Stated task:
Below are the records. List every line holding the word "this".

Records supplied:
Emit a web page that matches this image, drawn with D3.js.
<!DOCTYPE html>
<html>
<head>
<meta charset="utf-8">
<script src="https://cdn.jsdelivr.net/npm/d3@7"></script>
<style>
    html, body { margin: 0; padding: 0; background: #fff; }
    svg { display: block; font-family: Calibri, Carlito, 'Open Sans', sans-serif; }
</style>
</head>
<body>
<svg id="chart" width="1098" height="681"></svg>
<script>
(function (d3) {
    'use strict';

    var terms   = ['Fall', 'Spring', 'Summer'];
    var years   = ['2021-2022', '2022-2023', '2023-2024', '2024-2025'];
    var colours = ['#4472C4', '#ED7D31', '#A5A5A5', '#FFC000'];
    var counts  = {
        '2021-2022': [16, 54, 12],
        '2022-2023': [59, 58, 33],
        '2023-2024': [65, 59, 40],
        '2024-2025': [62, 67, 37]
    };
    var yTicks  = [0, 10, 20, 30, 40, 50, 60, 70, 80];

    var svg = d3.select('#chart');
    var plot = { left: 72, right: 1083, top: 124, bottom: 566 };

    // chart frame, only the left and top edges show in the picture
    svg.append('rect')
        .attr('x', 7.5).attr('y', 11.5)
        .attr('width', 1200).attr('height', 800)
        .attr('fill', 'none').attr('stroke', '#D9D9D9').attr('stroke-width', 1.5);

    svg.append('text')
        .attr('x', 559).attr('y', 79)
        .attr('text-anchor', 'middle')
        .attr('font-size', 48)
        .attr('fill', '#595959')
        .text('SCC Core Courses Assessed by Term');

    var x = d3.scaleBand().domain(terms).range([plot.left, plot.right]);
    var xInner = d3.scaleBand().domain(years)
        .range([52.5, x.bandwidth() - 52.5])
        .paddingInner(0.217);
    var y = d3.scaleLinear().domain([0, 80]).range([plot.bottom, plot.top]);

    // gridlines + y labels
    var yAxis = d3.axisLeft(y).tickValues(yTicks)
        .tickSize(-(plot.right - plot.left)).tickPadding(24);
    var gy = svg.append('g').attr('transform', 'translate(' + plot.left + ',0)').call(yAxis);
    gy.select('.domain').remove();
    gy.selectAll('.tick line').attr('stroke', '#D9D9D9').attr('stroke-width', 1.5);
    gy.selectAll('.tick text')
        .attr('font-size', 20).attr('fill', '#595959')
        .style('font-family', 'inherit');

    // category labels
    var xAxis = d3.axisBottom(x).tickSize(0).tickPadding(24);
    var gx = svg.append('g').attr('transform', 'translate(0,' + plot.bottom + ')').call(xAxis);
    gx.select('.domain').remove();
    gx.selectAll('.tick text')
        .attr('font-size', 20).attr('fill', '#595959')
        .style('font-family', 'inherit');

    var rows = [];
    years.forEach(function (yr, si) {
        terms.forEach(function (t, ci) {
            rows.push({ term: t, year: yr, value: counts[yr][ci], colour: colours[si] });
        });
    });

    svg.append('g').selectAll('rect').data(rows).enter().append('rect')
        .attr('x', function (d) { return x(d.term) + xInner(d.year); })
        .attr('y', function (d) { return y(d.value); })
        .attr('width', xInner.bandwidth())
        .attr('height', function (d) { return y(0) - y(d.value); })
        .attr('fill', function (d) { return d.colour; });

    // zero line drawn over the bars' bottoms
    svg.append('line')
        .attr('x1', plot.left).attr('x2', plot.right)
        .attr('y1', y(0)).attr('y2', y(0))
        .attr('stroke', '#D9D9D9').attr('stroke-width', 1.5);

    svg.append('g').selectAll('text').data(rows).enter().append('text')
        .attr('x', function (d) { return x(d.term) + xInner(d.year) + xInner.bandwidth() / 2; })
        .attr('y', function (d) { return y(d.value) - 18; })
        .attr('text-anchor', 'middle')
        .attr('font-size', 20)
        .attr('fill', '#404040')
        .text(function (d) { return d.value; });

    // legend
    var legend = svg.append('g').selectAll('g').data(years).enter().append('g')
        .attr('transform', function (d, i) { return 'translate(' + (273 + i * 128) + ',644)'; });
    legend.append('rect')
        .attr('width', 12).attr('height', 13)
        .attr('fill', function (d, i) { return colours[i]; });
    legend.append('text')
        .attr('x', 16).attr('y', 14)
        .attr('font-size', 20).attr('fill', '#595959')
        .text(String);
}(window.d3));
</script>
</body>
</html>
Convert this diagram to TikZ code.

Finished task:
Emit a web page that matches this image, drawn with D3.js.
Convert this diagram to TikZ code.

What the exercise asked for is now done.